> _Short problem_
Starting at the first line of the data, please print exactly those lines through the one that holds "score_ours = [0.782, 0.757]", omitting every picture.

> _Provided material_
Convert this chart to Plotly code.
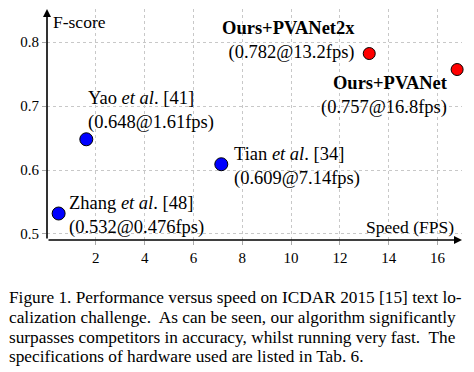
import plotly.graph_objects as go

# ---- data ----
names_ours = ["Ours+PVANet2x", "Ours+PVANet"]
fps_ours = [13.2, 16.8]
score_ours = [0.782, 0.757]

names_other = ["Zhang <i>et al</i>. [48]", "Yao <i>et al</i>. [41]", "Tian <i>et al</i>. [34]"]
fps_other = [0.476, 1.61, 7.14]
score_other = [0.532, 0.648, 0.609]

xticks = [2, 4, 6, 8, 10, 12, 14, 16]
yticks = [0.5, 0.6, 0.7, 0.8]

caption_lines = [
    "Figure 1. Performance versus speed on ICDAR 2015 [15] text lo-",
    "calization challenge.  As can be seen, our algorithm significantly",
    "surpasses competitors in accuracy, whilst running very fast.  The",
    "specifications of hardware used are listed in Tab. 6.",
]

FONT = "Liberation Serif"
XR = [0, 17.0]
YR = [0.4906, 0.8516]

fig = go.Figure()
fig.add_trace(go.Scatter(
    x=fps_other, y=score_other, mode="markers",
    marker=dict(size=13, color="#0000ff", line=dict(color="black", width=1)),
    hoverinfo="skip", cliponaxis=False))
fig.add_trace(go.Scatter(
    x=fps_ours, y=score_ours, mode="markers",
    marker=dict(size=12, color="#ff0000", line=dict(color="black", width=1)),
    hoverinfo="skip", cliponaxis=False))

ann = []
# axis arrows
ann.append(dict(x=XR[1], y=YR[0], ax=XR[0], ay=YR[0], xref="x", yref="y", axref="x", ayref="y",
                text="", showarrow=True, arrowhead=2, arrowsize=1, arrowwidth=1.6, arrowcolor="black"))
ann.append(dict(x=XR[0], y=YR[1], ax=XR[0], ay=YR[0], xref="x", yref="y", axref="x", ayref="y",
                text="", showarrow=True, arrowhead=2, arrowsize=1, arrowwidth=1.6, arrowcolor="black"))

# axis titles
ann.append(dict(x=0, y=1, xref="paper", yref="paper", xanchor="left", yanchor="middle",
                xshift=5, yshift=-13, text="F-score", showarrow=False, borderpad=0,
                font=dict(family=FONT, size=17.5, color="black")))
ann.append(dict(x=1, y=0, xref="paper", yref="paper", xanchor="right", yanchor="middle",
                xshift=-7, yshift=13, text="Speed (FPS)", showarrow=False, borderpad=0,
                font=dict(family=FONT, size=17.5, color="black")))

lab_font = dict(family=FONT, size=18.5, color="black")
# other methods labels
other_offsets = [(9, -1.5), (1, 29), (12, -2.5)]
for n, fx, sy, (dx, dy) in zip(names_other, fps_other, score_other, other_offsets):
    ann.append(dict(x=fx, y=sy, xref="x", yref="y", xanchor="left", yanchor="middle", align="left",
                    xshift=dx, yshift=dy, showarrow=False, borderpad=0, font=lab_font,
                    text=f"{n}<br>({sy:.3f}@{fx:g}fps)"))
# ours labels
ours_offsets = [(-13, 13.5), (-8, -25.5)]
for n, fx, sy, (dx, dy) in zip(names_ours, fps_ours, score_ours, ours_offsets):
    ann.append(dict(x=fx, y=sy, xref="x", yref="y", xanchor="right", yanchor="middle", align="right",
                    xshift=dx, yshift=dy, showarrow=False, borderpad=0, font=lab_font,
                    text=f"<b>{n}</b><br>({sy:.3f}@{fx:g}fps)"))

# caption
cap_centers = [297, 317, 337, 356]
for line, py in zip(caption_lines, cap_centers):
    ann.append(dict(x=0, y=0, xref="paper", yref="paper", xanchor="left", yanchor="middle",
                    xshift=8 - 47, yshift=240 - py, showarrow=False, borderpad=0,
                    text=line.replace("  ", "&nbsp; "),
                    font=dict(family=FONT, size=17.3, color="black")))

fig.update_layout(
    width=474, height=372,
    margin=dict(l=47, r=12, t=9, b=132, autoexpand=False),
    paper_bgcolor="white", plot_bgcolor="white",
    showlegend=False,
    annotations=ann,
    xaxis=dict(range=XR, tickvals=xticks, ticktext=[str(t) for t in xticks],
               showgrid=True, gridcolor="#c8c8c8", griddash="dot", gridwidth=1,
               zeroline=False, showline=False, ticks="outside", ticklen=4, tickcolor="#aaaaaa",
               automargin=False,
               tickfont=dict(family=FONT, size=15, color="black"), fixedrange=True),
    yaxis=dict(range=YR, tickvals=yticks, ticktext=[f"{t:.1f}" for t in yticks],
               showgrid=True, gridcolor="#c8c8c8", griddash="dot", gridwidth=1,
               zeroline=False, showline=False, ticks="outside", ticklen=4, tickcolor="#aaaaaa",
               automargin=False,
               tickfont=dict(family=FONT, size=15, color="black"), fixedrange=True),
)

fig.write_html("out.html", config={"displayModeBar": False},
               post_script="document.body.style.margin='0';document.body.style.padding='0';")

> _Expected answer_
Convert this chart to Plotly code.
import plotly.graph_objects as go

# ---- data ----
names_ours = ["Ours+PVANet2x", "Ours+PVANet"]
fps_ours = [13.2, 16.8]
score_ours = [0.782, 0.757]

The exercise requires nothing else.